Fue la experiencia abrumadora de San Pablo: “de manera que nosotros de aquí en adelante a nadie conocemos según la carne; y aún si a Cristo conocimos según la carne, ya no lo conocemos así” (2 Cor 5, 16).

 

Conocer a Cristo “según la carne” es conocerle con criterios puramente humanos, quedarnos atrapados en la historia, en la racionalidad, en lo psicológico.

Conocer a Cristo “según el Espíritu”, es tener un conocimiento experiencial, místico, actual, vivo, apasionante, transformador.

El Espíritu nos trae la Presencia de Jesús, hoy. El Espíritu de la Resurrección, te trae la palabra del maestro que necesitas hoy para tu vida. El Espíritu hace que Jesús el Cristo, te revele tu propia identidad.

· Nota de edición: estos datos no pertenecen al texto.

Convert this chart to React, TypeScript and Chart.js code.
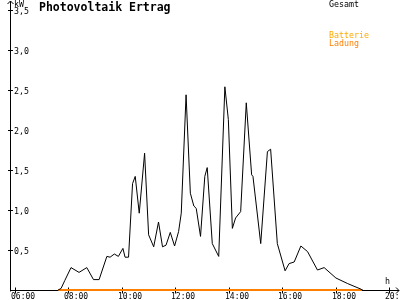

El Espíritu nos sitúa en la única y verdadera identidad, donde comprendemos intuitivamente que lo que Jesús es, lo somos todos, que Jesús vino a revelarnos nuestra más profunda identidad: Uno con Dios, hijos de Dios.

 

Javier Melloni lo expresó así: “Jesús es plenamente Dios y hombre, y eso es lo que somos todos. El pecado del cristianismo es el miedo; no nos atrevemos a reconocernos en lo que Jesús nos dijo que éramos.”

 

Somos tuyos, Espíritu. Revélanos el rostro vivo del Cristo y revélanos nuestro auténtico rostro. Abrumados por tu luz, seremos también pura revelación de la belleza, aliento libre y sereno canto al único Amor.